Quando um senador da República sugere publicamente que o governo dos Estados Unidos realize ações militares em águas brasileiras, a afronta não é apenas moral ou diplomática. É jurídica. O princípio da soberania, previsto no artigo 1º, inciso I, da Constituição Federal, é um dos pilares da República e não pode ser relativizado. Nenhuma autoridade, por mais poder político que detenha, tem o direito de solicitar ou autorizar a atuação de forças estrangeiras no território nacional sem amparo constitucional. 

No plano internacional, a Carta das Nações Unidas proíbe expressamente o uso da força ou a ameaça contra a integridade territorial de qualquer Estado. Essa norma é considerada de jus cogens, ou seja, imperativa e inderrogável. Portanto, qualquer tentativa de permitir, incentivar ou naturalizar a presença militar estrangeira no Brasil, fora das hipóteses legais, constitui uma violação direta do direito internacional.

A Constituição brasileira também é inequívoca quanto a isso. O artigo 49, inciso XIV, determina que cabe exclusivamente ao Congresso Nacional autorizar o Presidente da República a permitir a entrada ou o trânsito de forças estrangeiras em território nacional. Ou seja, nem parlamentares individualmente nem militares, nem sequer ministros de Estado podem, por iniciativa própria, discutir, sugerir ou endossar uma intervenção estrangeira. Trata-se de competência exclusiva e controlada, justamente para proteger a soberania e evitar aventuras autoritárias.

Mesmo a imunidade parlamentar, garantida pelo artigo 53 da Constituição, não cobre esse tipo de conduta. A imunidade existe para assegurar a liberdade de opinião e o exercício do mandato, não para permitir manifestações que atentem contra a integridade nacional. Quando um parlamentar usa sua voz pública para sugerir ações militares estrangeiras, não está exercendo o mandato, mas rompendo o pacto constitucional que jurou defender.

Do ponto de vista jurídico, tal conduta pode ser enquadrada como crime de responsabilidade, previsto na Lei nº 1.079 de 1950, que considera infração grave qualquer ato que atente contra a existência da União, a integridade do território nacional e o livre exercício dos poderes constitucionais. Ainda que não haja execução prática de uma intervenção, a simples incitação pública a ela é uma violação potencial da ordem democrática e da soberania do Estado.

Além da ilegalidade formal, há um dano simbólico que não pode ser ignorado.
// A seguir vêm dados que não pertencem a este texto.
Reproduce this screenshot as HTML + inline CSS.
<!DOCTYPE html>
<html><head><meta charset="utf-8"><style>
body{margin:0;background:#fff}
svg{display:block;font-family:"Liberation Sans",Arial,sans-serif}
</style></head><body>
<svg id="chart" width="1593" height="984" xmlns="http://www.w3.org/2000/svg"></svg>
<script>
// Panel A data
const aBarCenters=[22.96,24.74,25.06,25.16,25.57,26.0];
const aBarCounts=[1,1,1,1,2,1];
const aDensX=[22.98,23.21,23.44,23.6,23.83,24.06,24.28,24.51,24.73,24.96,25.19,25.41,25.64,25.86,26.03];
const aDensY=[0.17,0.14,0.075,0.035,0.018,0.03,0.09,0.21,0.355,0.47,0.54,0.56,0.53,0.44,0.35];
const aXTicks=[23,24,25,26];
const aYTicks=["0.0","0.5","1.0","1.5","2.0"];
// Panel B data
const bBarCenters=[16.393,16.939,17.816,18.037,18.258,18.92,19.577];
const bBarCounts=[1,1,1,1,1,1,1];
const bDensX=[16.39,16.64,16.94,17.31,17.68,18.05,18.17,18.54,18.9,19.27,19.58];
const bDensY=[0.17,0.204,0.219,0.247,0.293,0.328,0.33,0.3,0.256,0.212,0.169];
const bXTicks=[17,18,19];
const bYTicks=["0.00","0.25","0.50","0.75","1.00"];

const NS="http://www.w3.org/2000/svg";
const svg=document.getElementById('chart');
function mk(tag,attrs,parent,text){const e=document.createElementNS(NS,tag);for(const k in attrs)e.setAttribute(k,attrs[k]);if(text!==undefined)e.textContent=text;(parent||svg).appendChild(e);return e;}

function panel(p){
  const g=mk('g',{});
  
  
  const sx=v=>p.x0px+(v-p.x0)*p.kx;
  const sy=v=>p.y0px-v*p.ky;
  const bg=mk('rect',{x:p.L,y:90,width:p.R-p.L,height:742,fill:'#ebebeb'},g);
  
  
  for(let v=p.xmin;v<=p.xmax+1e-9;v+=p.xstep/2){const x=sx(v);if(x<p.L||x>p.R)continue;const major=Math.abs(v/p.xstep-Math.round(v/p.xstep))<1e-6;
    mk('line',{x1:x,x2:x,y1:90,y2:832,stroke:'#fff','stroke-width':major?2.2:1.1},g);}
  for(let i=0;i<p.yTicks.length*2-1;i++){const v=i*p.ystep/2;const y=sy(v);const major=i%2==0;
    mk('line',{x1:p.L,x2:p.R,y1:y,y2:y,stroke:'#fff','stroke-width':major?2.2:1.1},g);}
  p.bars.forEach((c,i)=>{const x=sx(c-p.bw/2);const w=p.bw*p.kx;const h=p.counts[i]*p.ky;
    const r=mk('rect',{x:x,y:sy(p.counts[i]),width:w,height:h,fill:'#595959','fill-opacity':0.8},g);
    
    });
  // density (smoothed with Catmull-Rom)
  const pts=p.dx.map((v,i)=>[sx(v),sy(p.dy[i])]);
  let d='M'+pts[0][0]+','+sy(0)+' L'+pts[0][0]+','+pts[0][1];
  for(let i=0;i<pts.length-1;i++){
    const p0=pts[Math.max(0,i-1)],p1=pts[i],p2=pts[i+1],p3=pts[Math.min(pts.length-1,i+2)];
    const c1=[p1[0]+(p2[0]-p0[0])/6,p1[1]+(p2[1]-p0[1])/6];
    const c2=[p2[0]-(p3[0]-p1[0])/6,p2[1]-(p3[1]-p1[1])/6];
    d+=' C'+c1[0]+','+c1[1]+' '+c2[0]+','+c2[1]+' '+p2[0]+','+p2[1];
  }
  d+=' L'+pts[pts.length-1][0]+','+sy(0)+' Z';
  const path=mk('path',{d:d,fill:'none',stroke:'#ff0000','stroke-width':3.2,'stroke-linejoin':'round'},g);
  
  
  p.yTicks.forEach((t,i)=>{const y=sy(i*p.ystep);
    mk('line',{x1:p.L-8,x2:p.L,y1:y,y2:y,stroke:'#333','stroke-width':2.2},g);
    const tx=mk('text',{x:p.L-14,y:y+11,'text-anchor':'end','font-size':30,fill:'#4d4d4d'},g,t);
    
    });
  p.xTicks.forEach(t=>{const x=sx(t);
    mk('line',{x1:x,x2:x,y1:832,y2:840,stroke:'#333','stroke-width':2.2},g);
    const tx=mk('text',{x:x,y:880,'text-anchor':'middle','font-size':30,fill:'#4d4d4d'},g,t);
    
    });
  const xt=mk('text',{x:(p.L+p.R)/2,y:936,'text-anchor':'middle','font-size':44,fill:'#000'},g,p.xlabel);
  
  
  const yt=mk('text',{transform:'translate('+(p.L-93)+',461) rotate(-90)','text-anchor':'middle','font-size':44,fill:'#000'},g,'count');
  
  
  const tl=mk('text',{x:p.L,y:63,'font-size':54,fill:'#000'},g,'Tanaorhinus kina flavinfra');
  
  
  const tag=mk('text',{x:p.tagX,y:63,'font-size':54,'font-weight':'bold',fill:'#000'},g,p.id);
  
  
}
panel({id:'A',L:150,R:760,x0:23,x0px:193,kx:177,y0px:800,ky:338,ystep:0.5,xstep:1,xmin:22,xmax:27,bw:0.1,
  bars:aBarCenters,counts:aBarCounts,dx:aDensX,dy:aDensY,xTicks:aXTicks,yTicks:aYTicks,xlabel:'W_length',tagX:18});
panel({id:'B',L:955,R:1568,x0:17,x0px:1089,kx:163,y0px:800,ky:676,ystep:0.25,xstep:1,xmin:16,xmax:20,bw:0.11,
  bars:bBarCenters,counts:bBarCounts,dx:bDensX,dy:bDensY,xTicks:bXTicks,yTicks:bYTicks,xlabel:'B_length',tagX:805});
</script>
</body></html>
Ao sugerir que o Brasil dependa de bombardeios estrangeiros para combater o crime, destrói-se a confiança nas instituições de segurança, deslegitima-se o papel das Forças Armadas e alimenta-se a percepção de que o país é incapaz de governar a si mesmo. Esse tipo de discurso não apenas ofende a Constituição: ele humilha o Brasil perante o mundo e enfraquece nossa posição na comunidade internacional.

O artigo de Plínio Teodoro acerta ao demonstrar como o uso político da tragédia — neste caso, a morte de mais de 100 pessoas (em números atualizados) — serve para construir narrativas de guerra e justificar ações inconstitucionais. O direito, contudo, nos obriga a ir além da denúncia moral: ele nos impõe a responsabilidade de reagir institucionalmente. Cabe ao Ministério Público Federal, ao Senado e à Comissão de Ética Parlamentar apurar se tais manifestações configuram violação aos deveres do cargo ou atentado contra a soberania nacional.

A defesa da soberania é, antes de tudo, uma defesa da democracia. A Constituição de 1988 nasceu da promessa de que nunca mais aceitaríamos o autoritarismo, seja interno ou importado. É por isso que qualquer gesto que legitime o uso da força estrangeira contra o território brasileiro precisa ser tratado como o que realmente é: uma ameaça ao Estado Democrático de Direito.

Soberania não se terceiriza. Um país que admite, mesmo retoricamente, o bombardeio de suas águas por outro Estado deixa de ser dono de si. E é nesse ponto que o discurso deixa de ser apenas político e passa a ser jurídico — e profundamente perigoso. O golpe não começa com tanques nas ruas. Ele começa com palavras ditas em nome da ordem.

*Este artigo não reflete, necessariamente, a opinião da Revista Fórum.